Records excerpted from a collection
========

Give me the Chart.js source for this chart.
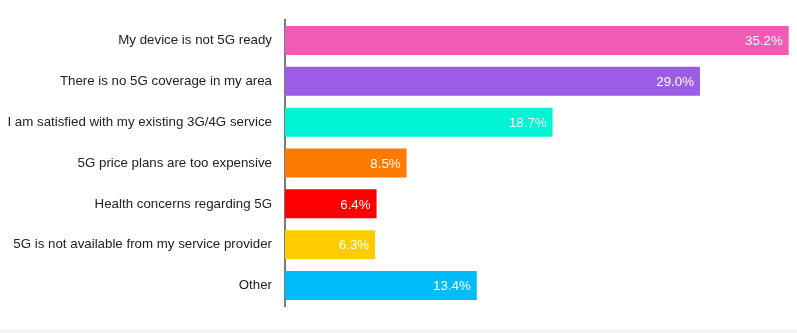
<!DOCTYPE html>
<html>
<head>
<meta charset="utf-8">
<script src="https://cdn.jsdelivr.net/npm/chart.js@4/dist/chart.umd.min.js"></script>
<style>
  html, body { margin: 0; padding: 0; background: #fff; }
  #wrap { position: relative; width: 797px; height: 330px; }
  #strip { width: 797px; height: 3px; background: #f3f3f3; }
</style>
</head>
<body>
<div id="wrap"><canvas id="chart"></canvas></div>
<div id="strip"></div>
<script>
const LABELS = [
  "My device is not 5G ready",
  "There is no 5G coverage in my area",
  "I am satisfied with my existing 3G/4G service",
  "5G price plans are too expensive",
  "Health concerns regarding 5G",
  "5G is not available from my service provider",
  "Other",
];
const VALUES = [35.2, 29.0, 18.7, 8.5, 6.4, 6.3, 13.4];
const COLORS = ["#f15bb5", "#9b5de5", "#00f5d4", "#ff7a00", "#ff0000", "#ffcc00", "#00bbf9"];
const X_MAX  = 35.5;

const FONT = "'Liberation Sans', Arial, Helvetica, sans-serif";

// white value labels at the inner end of each bar
const valueLabels = {
  id: "valueLabels",
  afterDatasetsDraw(chart) {
    const ctx = chart.ctx;
    const meta = chart.getDatasetMeta(0);
    ctx.save();
    ctx.font = "13.3px " + FONT;
    ctx.fillStyle = "#ffffff";
    ctx.textAlign = "right";
    ctx.textBaseline = "middle";
    meta.data.forEach((bar, i) => {
      ctx.fillText(VALUES[i].toFixed(1) + "%", bar.x - 6, bar.y + 1);
    });
    ctx.restore();
  },
};

new Chart(document.getElementById("chart"), {
  type: "bar",
  data: {
    labels: LABELS,
    datasets: [{
      data: VALUES,
      backgroundColor: COLORS,
      borderWidth: 0,
      categoryPercentage: 0.71,
      barPercentage: 1,
    }],
  },
  options: {
    indexAxis: "y",
    responsive: true,
    maintainAspectRatio: false,
    animation: false,
    layout: { padding: { top: 20, bottom: 24, left: 0, right: 4 } },
    plugins: { legend: { display: false }, tooltip: { enabled: false } },
    scales: {
      x: { display: false, min: 0, max: X_MAX },
      y: {
        grid: { display: false },
        border: { display: true, color: "#7a7a7a", width: 2 },
        ticks: { color: "#222222", font: { family: FONT, size: 13.3 }, padding: 5 },
        afterFit(scale) { scale.width = 285; },
      },
    },
  },
  plugins: [valueLabels],
});
</script>
</body>
</html>
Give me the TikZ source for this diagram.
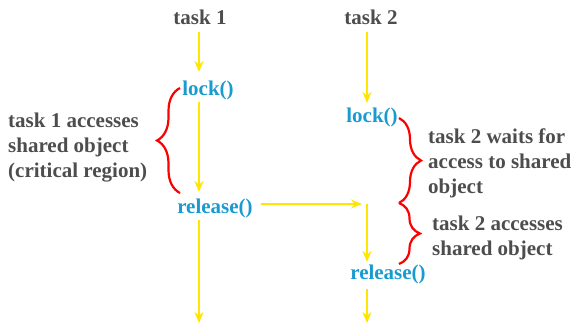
\documentclass[tikz,border=0pt]{standalone}
\usepackage{fontspec}
\setmainfont{Liberation Serif}
\usetikzlibrary{arrows.meta,decorations.pathreplacing}
\definecolor{tgray}{HTML}{4D4D4D}
\definecolor{tblue}{HTML}{1A9BD0}
\definecolor{tyel}{HTML}{FFE600}
\definecolor{tred}{HTML}{FF0000}
\begin{document}
\begin{tikzpicture}[x=1pt,y=-1pt,
  lab/.style={font=\fontsize{21}{25}\selectfont\bfseries, text=tgray, inner sep=0pt},
  fn/.style={font=\fontsize{21}{25}\selectfont\bfseries, text=tblue, inner sep=0pt},
  arr/.style={draw=tyel, line width=1.8pt, -{Stealth[length=11pt,width=9pt]}},
  br/.style={draw=tred, line width=2.2pt, decorate, decoration={brace, amplitude=#1}}]
\useasboundingbox (0,0) rectangle (576,325);
% nodes
\node[lab] (t1) at (200,17) {task 1};
\node[lab] (t2) at (371,17) {task 2};
\node[fn] (lock1) at (208,90) {lock()};
\node[fn] (rel1) at (215,208) {release()};
\node[fn] (lock2) at (372,117) {lock()};
\node[fn] (rel2) at (388,274) {release()};
\node[lab, align=left, anchor=west] (L1) at (8,148) {task 1 accesses\\shared object\\(critical region)};
\node[lab, align=left, anchor=west] (L2) at (428,163) {task 2 waits for\\access to shared\\object};
\node[lab, align=left, anchor=west] (L3) at (432,238) {task 2 accesses\\shared object};
% connector ends
\coordinate (a1s) at (199,32);  \coordinate (a1e) at (199,72);
\coordinate (a2s) at (199,102); \coordinate (a2e) at (199,192);
\coordinate (a3s) at (199,220); \coordinate (a3e) at (199,323);
\coordinate (b1s) at (367,32);  \coordinate (b1e) at (367,103);
\coordinate (hs) at (261,204);  \coordinate (he) at (362,204);
\coordinate (b2s) at (367,204); \coordinate (b2e) at (367,262);
\coordinate (b3s) at (367,289); \coordinate (b3e) at (367,323);
% arrows
\draw[arr] (a1s) -- (a1e);
\draw[arr] (a2s) -- (a2e);
\draw[arr] (a3s) -- (a3e);
\draw[arr] (b1s) -- (b1e);
\draw[arr] (hs) -- (he);
\draw[arr] (b2s) -- (b2e);
\draw[arr] (b3s) -- (b3e);
% braces
\coordinate (p1) at (180,193); \coordinate (p2) at (180,88);
\coordinate (q1) at (399,118); \coordinate (q2) at (399,203); \coordinate (q3) at (399,264);
\draw[br=23pt] (p1) -- (p2);
\draw[br=22pt] (q1) -- (q2);
\draw[br=21pt] (q2) -- (q3);
\end{tikzpicture}
\end{document}
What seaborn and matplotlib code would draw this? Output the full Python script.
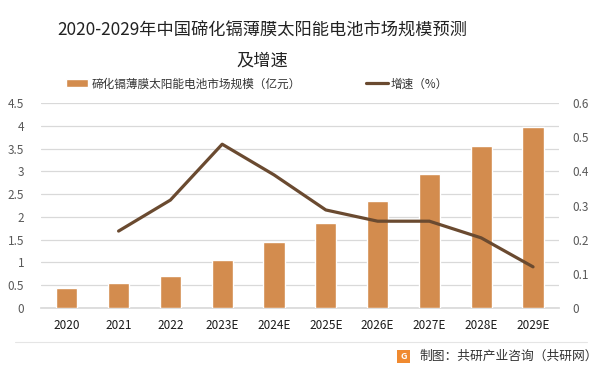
import matplotlib
matplotlib.use("Agg")
import matplotlib.pyplot as plt
import seaborn as sns
import pandas as pd
import numpy as np
from matplotlib.patches import Rectangle

years = ["2020", "2021", "2022", "2023E", "2024E", "2025E", "2026E", "2027E", "2028E", "2029E"]
market_size = [0.43, 0.54, 0.70, 1.05, 1.45, 1.87, 2.35, 2.94, 3.56, 3.98]
growth = [np.nan, 0.225, 0.316, 0.48, 0.39, 0.287, 0.254, 0.254, 0.205, 0.12]

bar_label = "碲化镉薄膜太阳能电池市场规模（亿元）"
line_label = "增速（%）"
title = "2020-2029年中国碲化镉薄膜太阳能电池市场规模预测\n及增速"
source = "制图：共研产业咨询（共研网）"

sns.set_theme(style="white")
plt.rcParams['font.family'] = ['Noto Sans CJK SC', 'DejaVu Sans']

df = pd.DataFrame({"year": years, "size": market_size, "growth": growth})

fig = plt.figure(figsize=(6.01, 3.73), dpi=100)
ax = fig.add_axes([0.068, 0.175, 0.862, 0.548])

ax.set_facecolor("none")
sns.barplot(data=df, x="year", y="size", color="#D38C4E", width=0.41, ax=ax,
            saturation=1, label=bar_label, zorder=3)
ax.set_ylim(0, 4.5)
ax.set_yticks(np.arange(0, 4.51, 0.5))
ax.set_yticklabels(["0", "0.5", "1", "1.5", "2", "2.5", "3", "3.5", "4", "4.5"])
ax.yaxis.grid(True, color="#d9d9d9", linewidth=0.9, zorder=0)
ax.set_axisbelow(True)
ax.set_xlabel("")
ax.set_ylabel("")
for s in ["top", "right", "left"]:
    ax.spines[s].set_visible(False)
ax.spines["bottom"].set_color("#d9d9d9")
ax.tick_params(axis="y", length=0, labelsize=8.5, labelcolor="#595959", pad=12)
ax.tick_params(axis="x", length=0, labelsize=8.5, labelcolor="#1a1a1a", pad=8)
ax.set_xlim(-0.5, 9.5)

ax2 = ax.twinx()
sns.lineplot(x=np.arange(len(years)), y=df["growth"], color="#6A4A30", linewidth=2.3,
             ax=ax2, label=line_label, zorder=4)
ax2.set_ylim(0, 0.6)
ax2.set_yticks(np.arange(0, 0.61, 0.1))
ax2.set_yticklabels(["0", "0.1", "0.2", "0.3", "0.4", "0.5", "0.6"])
ax2.set_ylabel("")
for s in ["top", "right", "left", "bottom"]:
    ax2.spines[s].set_visible(False)
ax2.tick_params(axis="y", length=0, labelsize=8.5, labelcolor="#595959", pad=10)
if ax2.legend_:
    ax2.legend_.remove()
if ax.legend_:
    ax.legend_.remove()

h1, l1 = ax.get_legend_handles_labels()
h2, l2 = ax2.get_legend_handles_labels()
fig.legend(h1 + h2, l1 + l2, loc="center", bbox_to_anchor=(0.428, 0.775), ncol=2,
           frameon=False, fontsize=8.4, handlelength=1.9, handleheight=0.7,
           columnspacing=5.6, handletextpad=0.25, labelcolor="#333333")

fig.text(0.436, 0.877, title, ha="center", va="center", fontsize=12.4,
         color="#222222", linespacing=1.85)

# bottom source
fig.add_artist(plt.Line2D([0.025, 0.977], [0.083, 0.083], color="#e5e5e5", linewidth=0.8,
                          transform=fig.transFigure))
fig.patches.append(Rectangle((0.661, 0.028), 0.021, 0.034, transform=fig.transFigure,
                             facecolor="#F08A30", edgecolor="none"))
fig.text(0.6715, 0.0445, "G", ha="center", va="center", fontsize=6.5, color="white",
         fontweight="bold")
fig.text(0.698, 0.046, source, ha="left", va="center", fontsize=9.2, color="#333333")

fig.savefig("out.png", dpi=100)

========

**WRITTEN PROBLEM:**
Copy nothing but the lines above from the one with "What seaborn and" to the one with "from matplotlib.patches import Rectangle", inclusive, word for word. Leave every picture out.

**FULL SOLUTION:**
What seaborn and matplotlib code would draw this? Output the full Python script.
import matplotlib
matplotlib.use("Agg")
import matplotlib.pyplot as plt
import seaborn as sns
import pandas as pd
import numpy as np
from matplotlib.patches import Rectangle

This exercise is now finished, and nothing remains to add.